I bought Gingerbread House kits. I haven't done that in several years (before the poverty years) and I'm not certain how that will go, but we'll give that and baking a try tomorrow and Sunday. I had imagined I would be in church this Advent season, finally having found a church this fall for the first time since the church threw us out over Micah. However, I find the emotions of trying to tolerate church to give the church community to the children AND deal with our first Christms with Micah too much. We'll return to church after Epiphany and avoid that part of the church calendar this year.

I'm so grateful that I get nearly a full week to just be a mom right now. As conflicted as I am over working again, we're not to a point where I could consider quitting. So, I must accepted the current circumstances and being here with the kids is a precious gift for my soul at the moment.

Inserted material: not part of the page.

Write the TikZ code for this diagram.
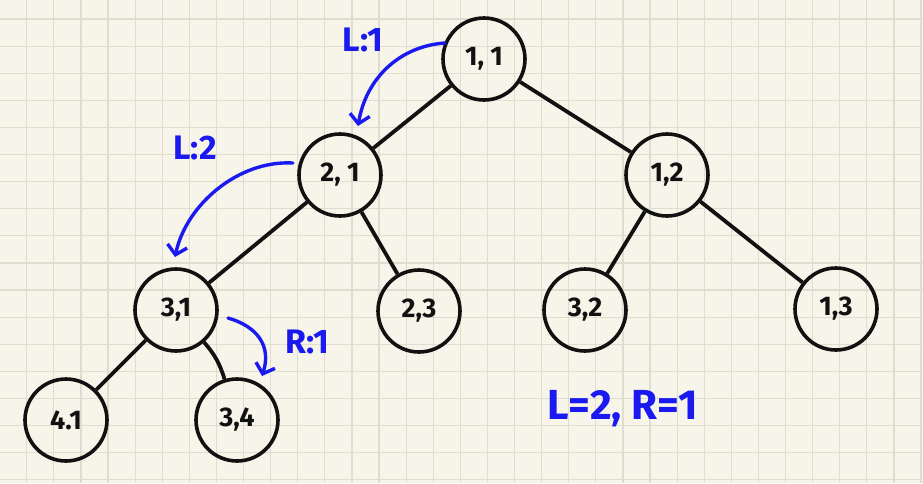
\documentclass[tikz,border=0pt]{standalone}
\usepackage{fontspec}
\setmainfont{Fira Sans}
\usetikzlibrary{arrows.meta}
\definecolor{paper}{HTML}{F7F5E9}
\definecolor{gridc}{HTML}{DFDDCF}
\definecolor{ink}{HTML}{111111}
\definecolor{pen}{HTML}{1A1AF0}
\tikzset{
  tnode/.style={circle,draw=ink,line width=3.6pt,minimum size=82pt,inner sep=0pt,
    font=\bfseries\fontsize{27}{27}\selectfont,text=ink},
  tedge/.style={draw=ink,line width=3.8pt},
  bluearrow/.style={draw=pen,line width=3.4pt,line cap=round,
    -{Straight Barb[length=9pt,width=20pt,line width=3.4pt]}},
  bluelabel/.style={text=pen,font=\bfseries\fontsize{34}{34}\selectfont,inner sep=0pt},
}
\begin{document}
\begin{tikzpicture}[x=1pt,y=-1pt]
\fill[paper] (0,0) rectangle (923,483);
\useasboundingbox (0,0) rectangle (923,483);
\foreach \k in {1,...,34} {\draw[gridc,line width=1.2pt] ({-0.4+27.1*\k},0) -- ({-0.4+27.1*\k},483);}
\foreach \k in {0,...,17} {\draw[gridc,line width=1.2pt] (0,{19+27.1*\k}) -- (923,{19+27.1*\k});}

\node[tnode] (n11) at (484,59) {1, 1};
\node[tnode] (n21) at (340,175) {2, 1};
\node[tnode] (n12) at (667,175) {1,2};
\node[tnode] (n31) at (176,310) {3,1};
\node[tnode] (n23) at (419,311) {2,3};
\node[tnode] (n32) at (585,310) {3,2};
\node[tnode] (n13) at (836,309) {1,3};
\node[tnode] (n41) at (66,420) {4.1};
\node[tnode] (n34) at (237,420) {3,4};

\draw[tedge] (n11) -- (n21);
\draw[tedge] (n11) -- (n12);
\draw[tedge] (n21) -- (n31);
\draw[tedge] (n21) -- (n23);
\draw[tedge] (n12) -- (n32);
\draw[tedge] (n12) -- (n13);
\draw[tedge] (n31) -- (n41);
\draw[tedge] (n31) to[bend left=12] (n34);

\coordinate (a1s) at (445,43);
\coordinate (a1e) at (358,126);
\coordinate (a2s) at (293,163);
\coordinate (a2e) at (175,257);
\coordinate (a3s) at (228,318);
\coordinate (a3e) at (262,376);
\draw[bluearrow] (a1s) .. controls (400,46) and (366,78) .. (a1e);
\draw[bluearrow] (a2s) .. controls (238,160) and (186,205) .. (a2e);
\draw[bluearrow] (a3s) .. controls (256,326) and (272,345) .. (a3e);

\node[bluelabel] (l1) at (363,40) {L:1};
\node[bluelabel] (l2) at (195,148) {L:2};
\node[bluelabel] (r1) at (307,342) {R:1};
\node[bluelabel,font=\bfseries\fontsize{42}{42}\selectfont] (sum) at (623,409) {L=2, R=1};
\end{tikzpicture}
\end{document}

I have made some HUGE decisions. The choices that have tormented me for the last several years have been clearly answered. I have a mile marker for when I *can* quit, as well as one for when I would *like* to quit. I know where I go from here and what career path I am headed down. Working has been an AMAZINGLY positive choice for this family and myself, even though I hate going every day and those feelings can raise their head at work if I don't stay busy as well. Actually, that feeling contrasted to how I felt doing Sociology was a BIG part of what finally answered the question of where I wanted my future to go.

Today, none of that matters. I still have Barton to work on with my sixth grader, and 100 Easy Lessons to do with my Kindergartener. I have lots to do in this week I have off, lots of moments to just *be* with my babies and as a family again. Today, that is what matters.